I am off to France in August traveling from Calais to Quimper with the intention of staying at a couple of Aires on route.

This seem all okay until my sister who is traveling with us received the Aires guide she ordered today only to find out it says that Caravans are not allowed by French Law to stop over in Aires! And guess what, she's towing a Caravan and we're in a MH. 

Has anyone any experience of using Aires in France with a caravan?

The other thing the guide mentions is that they restrict the limit of the MH's. Our's is 28ft. Have any of you 28ft plus had any problems staying in them?

Anita


----------



## angie (May 16, 2005)

Hi Anita,

Sorry I don't know about caravans but we've never seen any on the aires which we have been on.

As to your other question, we are 26ft long and are fine on the aires. We also see bigger motorhomes on than us. I would say that you need to preferably go to the larger aires which take more motorhomes though as you may struggle to find room to park on the smaller ones.

Angie


----------



## gaspode (May 9, 2005)

Hi Anita

Caravans are definitely NOT welcome on aires. Off season you may get away with it if there is plenty of space on the aire but in high season you'd get a whole lot of grief from French motorhomers, especially if they're looking for a non-existent space on a crowded aire.

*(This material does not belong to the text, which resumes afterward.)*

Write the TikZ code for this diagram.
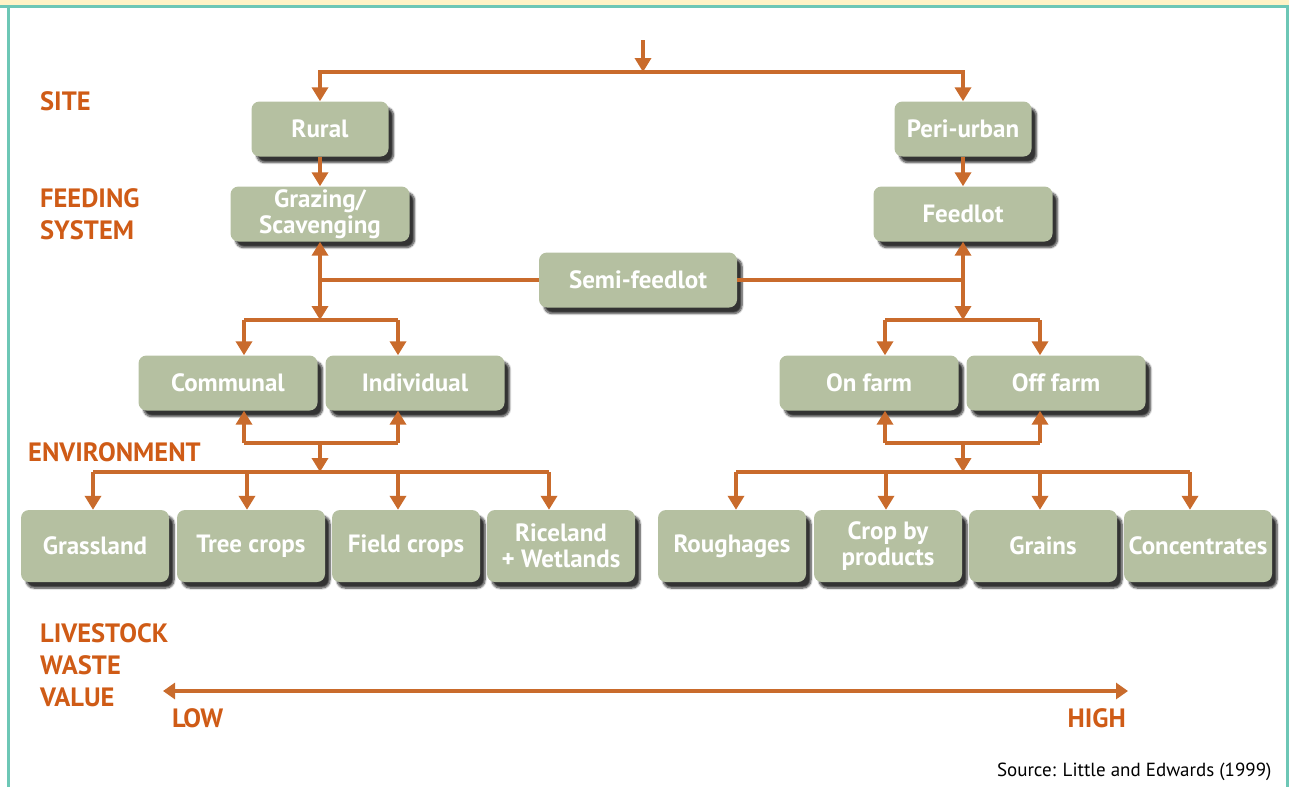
\documentclass[tikz,border=0pt]{standalone}
\usepackage{fontspec}
\setmainfont{PT Sans}
\usetikzlibrary{arrows.meta,shadows.blur}
\definecolor{boxfill}{HTML}{B5C0A1}
\definecolor{arrowc}{HTML}{C96B2C}
\definecolor{labelc}{HTML}{CF5B16}
\definecolor{frameline}{HTML}{6DC7B6}
\definecolor{band}{HTML}{FFF3C6}
\tikzset{
	box/.style={rounded corners=8pt, fill=boxfill, text=white, align=center,
		font=\fontsize{25}{26}\selectfont\bfseries, inner sep=2pt,
		minimum width=179pt, minimum height=55pt,
		blur shadow={shadow xshift=5pt, shadow yshift=-6pt, shadow blur steps=8, shadow opacity=80}},
	leaf/.style={box, minimum width=148pt, minimum height=72pt},
	level/.style={anchor=west, align=left, text=labelc, font=\fontsize{26.5}{32}\selectfont\bfseries, inner sep=0pt},
	wire/.style={draw=arrowc, line width=4pt},
	link/.style={wire, -{Triangle[width=16pt,length=14pt]}}
}
\begin{document}
\begin{tikzpicture}[x=1pt, y=-1pt]
			\useasboundingbox (0,0) rectangle (1289,787);
			% frame
			\fill[band] (0,0) rectangle (1289,5);
			\draw[frameline, line width=3pt] (0,6) -- (1289,6);
			\draw[frameline, line width=3pt] (8,6) -- (8,787);
			\draw[frameline, line width=3pt] (1287,6) -- (1287,787);
			% level labels
			\node[level] (site) at (40,101) {SITE};
			\node[level] (feeding) at (40,214) {FEEDING\\SYSTEM};
			\node[level] (environment) at (28,452) {ENVIRONMENT};
			\node[level] (livestock) at (40,665) {LIVESTOCK\\WASTE\\VALUE};
			% boxes
			\node[box, minimum width=137pt] (rural) at (320,129) {Rural};
			\node[box, minimum width=137pt] (periurban) at (963,129) {Peri-urban};
			\node[box] (grazing) at (320,214) {Grazing/\\Scavenging};
			\node[box] (feedlot) at (963,214) {Feedlot};
			\node[box, minimum width=198pt] (semi) at (638,280) {Semi-feedlot};
			\node[box] (communal) at (228,383) {Communal};
			\node[box] (individual) at (415,383) {Individual};
			\node[box] (onfarm) at (869,383) {On farm};
			\node[box] (offfarm) at (1056,383) {Off farm};
			\foreach \name/\x/\txt in {grass/95/Grassland, tree/251/Tree crops, field/406/Field crops, rice/561/{Riceland\\+ Wetlands},
				rough/732/Roughages, crop/888/{Crop by\\products}, grain/1043/Grains, conc/1198/Concentrates}
				{
					\node[leaf] (\name) at (\x,546) {\txt};
				}
			% site
			\coordinate (start) at (643,40);
			\coordinate (split) at (643,72);
			\draw[link] (start) -- (split);
			\draw[link] (split) -| (rural);
			\draw[link] (split) -| (periurban);
			\draw[link] (rural) -- (grazing);
			\draw[link] (periurban) -- (feedlot);
			% feeding system
			\coordinate (lj) at (grazing |- semi);
			\coordinate (rj) at (feedlot |- semi);
			\draw[wire] (semi.west) -- (lj);
			\draw[wire] (semi.east) -- (rj);
			\draw[link] (lj) -- (grazing);
			\draw[link] (rj) -- (feedlot);
			\coordinate (lbar) at (320,320);
			\coordinate (rbar) at (963,320);
			\draw[link] (lj) -- (lbar);
			\draw[link] (rj) -- (rbar);
			\foreach \a/\b/\n in {244/398/l, 885/1040/r}
				{
					\coordinate (\n top1) at (\a,320);
					\coordinate (\n top2) at (\b,320);
					\coordinate (\n bot1) at (\a,443);
					\coordinate (\n bot2) at (\b,443);
					\draw[wire] (\n top1) -- (\n top2);
					\draw[wire] (\n bot1) -- (\n bot2);
				}
			\draw[link] (ltop1) -- (ltop1 |- communal.north);
			\draw[link] (ltop2) -- (ltop2 |- individual.north);
			\draw[link] (rtop1) -- (rtop1 |- onfarm.north);
			\draw[link] (rtop2) -- (rtop2 |- offfarm.north);
			\draw[link] (lbot1) -- (lbot1 |- communal.south);
			\draw[link] (lbot2) -- (lbot2 |- individual.south);
			\draw[link] (rbot1) -- (rbot1 |- onfarm.south);
			\draw[link] (rbot2) -- (rbot2 |- offfarm.south);
			% environment
			\coordinate (lmid) at (320,443);
			\coordinate (lrow) at (320,472);
			\coordinate (rmid) at (963,443);
			\coordinate (rrow) at (963,472);
			\draw[link] (lmid) -- (lrow);
			\draw[link] (rmid) -- (rrow);
			\draw[wire] (93,472) -- (549,472);
			\draw[wire] (736,472) -- (1190,472);
			\foreach \n/\x in {grass/93, tree/247, field/398, rice/549, rough/736, crop/886, grain/1040, conc/1190}
				{
					\coordinate (d\n) at (\x,472);
					\draw[link] (d\n) -- (d\n |- \n.north);
				}
			% waste value
			\coordinate (low) at (163,691);
			\coordinate (high) at (1128,691);
			\draw[wire, {Triangle[width=16pt,length=12pt]}-{Triangle[width=16pt,length=12pt]}] (low) -- (high);
			\node[level] (lowtext) at (172,718) {LOW};
			\node[level, anchor=east] (hightext) at (1126,718) {HIGH};
			\node[anchor=east, font=\fontsize{19}{19}\selectfont] (source) at (1275,772) {Source: Little and Edwards (1999)};
		\end{tikzpicture}
\end{document}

Size matters on some aires. Where purpose built hard standings are provided they may not be long enough for a very big van on many occasions, less formal aires may be OK. In any event I don't see much problem up to about 30'.


----------



## anita302 (Feb 11, 2007)

Thanks guys for you info. 

The guide book was right then.

Looks like as we're traveling in convoy with my sister, we are going to have to find campsites to stay in overnight instead of the Aires.

But anytime we go alone, I will make sure I look up the larger Aires to stop at for us.

Cheers 

Anita


----------



## Proff (Jul 22, 2005)

6 weeks all around France last year with our previous 25 foot 6 inch M/H towing a single bike trailer and never found an Aire we didn't fit on.
On lots of very busy Aires we found smaller M/H's doubled up on some bays, 
EG. Ouradour Sur Glane
All helps with the Comaraderie ccasion5: 

Ones you have toured using the Aires, you will be advising your friend to sell the Caravan and buy a M/H just for the savings you make using Aires on an extended Holiday trip.
Our "new" Hymer 660 has a MoBike rack built in so we will not need the trailer this year  and will be able to double up on the busy Aires ccasion5: :smilecolros: :


----------



## robrace (Jun 30, 2005)

*Caravans*

We use the aires a lot and the only time we seen caravans pull in was at Honfleur!The Police arrived and they moved them on!Aires are only as far as I have seen for Motorhomes!


----------



## sallytrafic (Jan 17, 2006)

When editing the MHF campsite database I have noticed many aires have municiple sites adjoining or close. Don't know if this would help.


----------



## anita302 (Feb 11, 2007)

Frank

That could be a good idea, I will have a look at them.

Cheers to everyone helping :wink:


----------